Provided material:

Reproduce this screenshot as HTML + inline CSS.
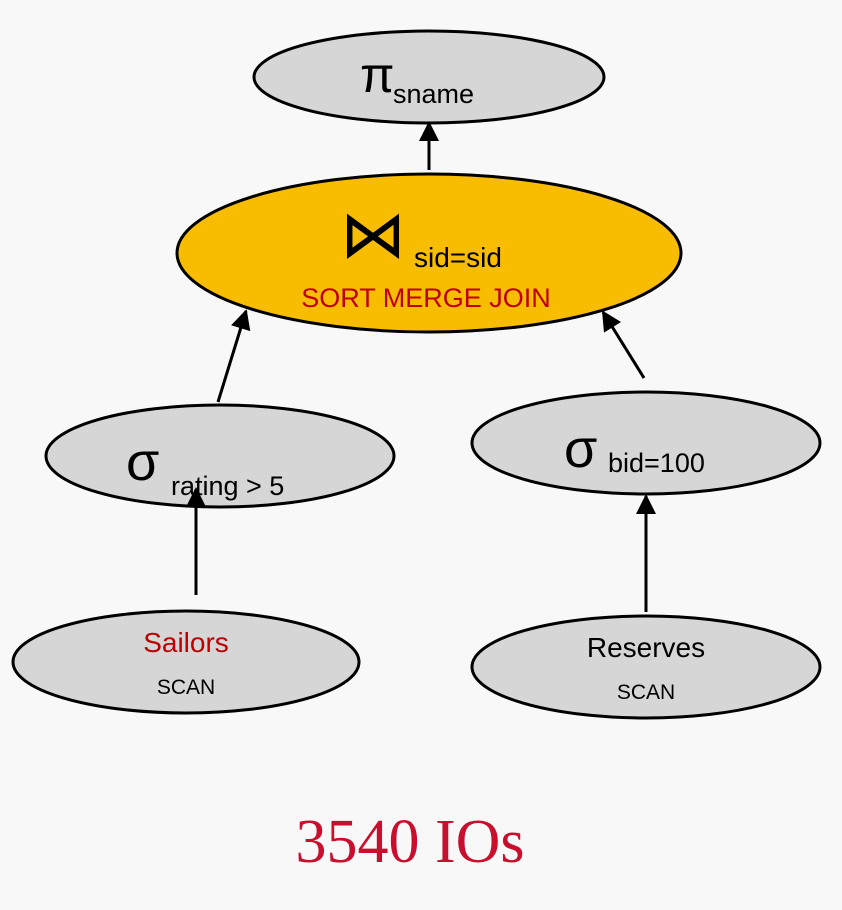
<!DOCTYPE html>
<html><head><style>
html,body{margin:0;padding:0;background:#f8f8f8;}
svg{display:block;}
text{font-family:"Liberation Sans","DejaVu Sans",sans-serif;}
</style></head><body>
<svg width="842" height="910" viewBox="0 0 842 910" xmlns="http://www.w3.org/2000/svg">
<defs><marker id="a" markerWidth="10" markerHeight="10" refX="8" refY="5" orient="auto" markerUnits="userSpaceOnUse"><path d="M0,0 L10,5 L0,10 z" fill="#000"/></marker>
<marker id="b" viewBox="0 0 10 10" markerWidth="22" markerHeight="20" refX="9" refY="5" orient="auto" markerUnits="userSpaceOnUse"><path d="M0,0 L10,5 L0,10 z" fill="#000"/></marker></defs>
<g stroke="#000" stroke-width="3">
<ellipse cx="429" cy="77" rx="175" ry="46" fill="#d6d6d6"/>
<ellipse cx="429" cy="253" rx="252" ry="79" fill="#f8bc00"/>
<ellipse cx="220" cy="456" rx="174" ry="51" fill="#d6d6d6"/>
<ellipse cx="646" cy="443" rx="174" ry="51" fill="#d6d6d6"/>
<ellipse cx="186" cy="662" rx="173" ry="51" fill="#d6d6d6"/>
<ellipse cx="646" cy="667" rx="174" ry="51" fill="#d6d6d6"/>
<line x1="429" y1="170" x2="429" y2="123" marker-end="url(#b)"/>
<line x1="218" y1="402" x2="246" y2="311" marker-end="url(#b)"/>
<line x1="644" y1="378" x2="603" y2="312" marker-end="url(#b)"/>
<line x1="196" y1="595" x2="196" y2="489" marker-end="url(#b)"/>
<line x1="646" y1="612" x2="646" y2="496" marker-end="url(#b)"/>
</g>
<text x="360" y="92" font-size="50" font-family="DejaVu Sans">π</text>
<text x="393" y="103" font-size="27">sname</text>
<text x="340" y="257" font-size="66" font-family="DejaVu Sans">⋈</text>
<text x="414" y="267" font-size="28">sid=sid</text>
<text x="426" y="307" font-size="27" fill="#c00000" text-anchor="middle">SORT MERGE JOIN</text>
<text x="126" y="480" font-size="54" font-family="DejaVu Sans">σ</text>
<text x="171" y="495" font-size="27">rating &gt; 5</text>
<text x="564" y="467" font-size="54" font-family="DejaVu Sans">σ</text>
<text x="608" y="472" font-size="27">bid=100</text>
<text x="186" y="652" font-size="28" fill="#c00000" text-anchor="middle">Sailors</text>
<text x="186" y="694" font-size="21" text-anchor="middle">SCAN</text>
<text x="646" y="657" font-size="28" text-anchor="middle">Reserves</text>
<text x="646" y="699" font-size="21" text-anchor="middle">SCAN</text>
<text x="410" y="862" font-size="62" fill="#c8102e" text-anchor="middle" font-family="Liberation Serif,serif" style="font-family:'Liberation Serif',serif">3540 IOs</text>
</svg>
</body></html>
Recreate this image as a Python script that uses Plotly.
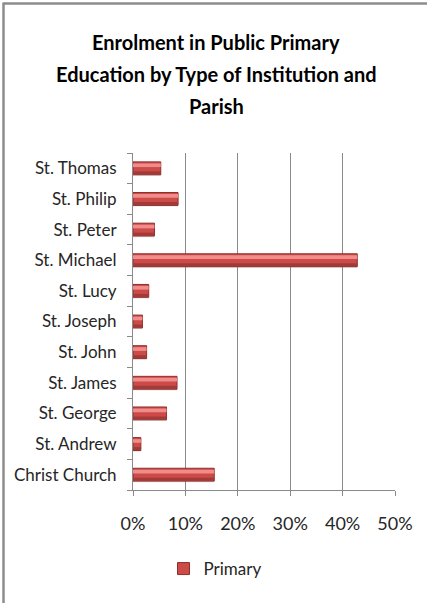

Exercise: Print each entry shown above with exact wording and no pictures.

Written response:
Reproduce this screenshot as HTML + inline CSS.
<!DOCTYPE html>
<html><head><style>
html,body{margin:0;padding:0;background:#f8f8f8;}
svg{display:block;}
text{font-family:"Liberation Sans","DejaVu Sans",sans-serif;}
</style></head><body>
<svg width="842" height="910" viewBox="0 0 842 910" xmlns="http://www.w3.org/2000/svg">
<defs><marker id="a" markerWidth="10" markerHeight="10" refX="8" refY="5" orient="auto" markerUnits="userSpaceOnUse"><path d="M0,0 L10,5 L0,10 z" fill="#000"/></marker>
<marker id="b" viewBox="0 0 10 10" markerWidth="22" markerHeight="20" refX="9" refY="5" orient="auto" markerUnits="userSpaceOnUse"><path d="M0,0 L10,5 L0,10 z" fill="#000"/></marker></defs>
<g stroke="#000" stroke-width="3">
<ellipse cx="429" cy="77" rx="175" ry="46" fill="#d6d6d6"/>
<ellipse cx="429" cy="253" rx="252" ry="79" fill="#f8bc00"/>
<ellipse cx="220" cy="456" rx="174" ry="51" fill="#d6d6d6"/>
<ellipse cx="646" cy="443" rx="174" ry="51" fill="#d6d6d6"/>
<ellipse cx="186" cy="662" rx="173" ry="51" fill="#d6d6d6"/>
<ellipse cx="646" cy="667" rx="174" ry="51" fill="#d6d6d6"/>
<line x1="429" y1="170" x2="429" y2="123" marker-end="url(#b)"/>
<line x1="218" y1="402" x2="246" y2="311" marker-end="url(#b)"/>
<line x1="644" y1="378" x2="603" y2="312" marker-end="url(#b)"/>
<line x1="196" y1="595" x2="196" y2="489" marker-end="url(#b)"/>
<line x1="646" y1="612" x2="646" y2="496" marker-end="url(#b)"/>
</g>
<text x="360" y="92" font-size="50" font-family="DejaVu Sans">π</text>
<text x="393" y="103" font-size="27">sname</text>
<text x="340" y="257" font-size="66" font-family="DejaVu Sans">⋈</text>
<text x="414" y="267" font-size="28">sid=sid</text>
<text x="426" y="307" font-size="27" fill="#c00000" text-anchor="middle">SORT MERGE JOIN</text>
<text x="126" y="480" font-size="54" font-family="DejaVu Sans">σ</text>
<text x="171" y="495" font-size="27">rating &gt; 5</text>
<text x="564" y="467" font-size="54" font-family="DejaVu Sans">σ</text>
<text x="608" y="472" font-size="27">bid=100</text>
<text x="186" y="652" font-size="28" fill="#c00000" text-anchor="middle">Sailors</text>
<text x="186" y="694" font-size="21" text-anchor="middle">SCAN</text>
<text x="646" y="657" font-size="28" text-anchor="middle">Reserves</text>
<text x="646" y="699" font-size="21" text-anchor="middle">SCAN</text>
<text x="410" y="862" font-size="62" fill="#c8102e" text-anchor="middle" font-family="Liberation Serif,serif" style="font-family:'Liberation Serif',serif">3540 IOs</text>
</svg>
</body></html>
Recreate this image as a Python script that uses Plotly.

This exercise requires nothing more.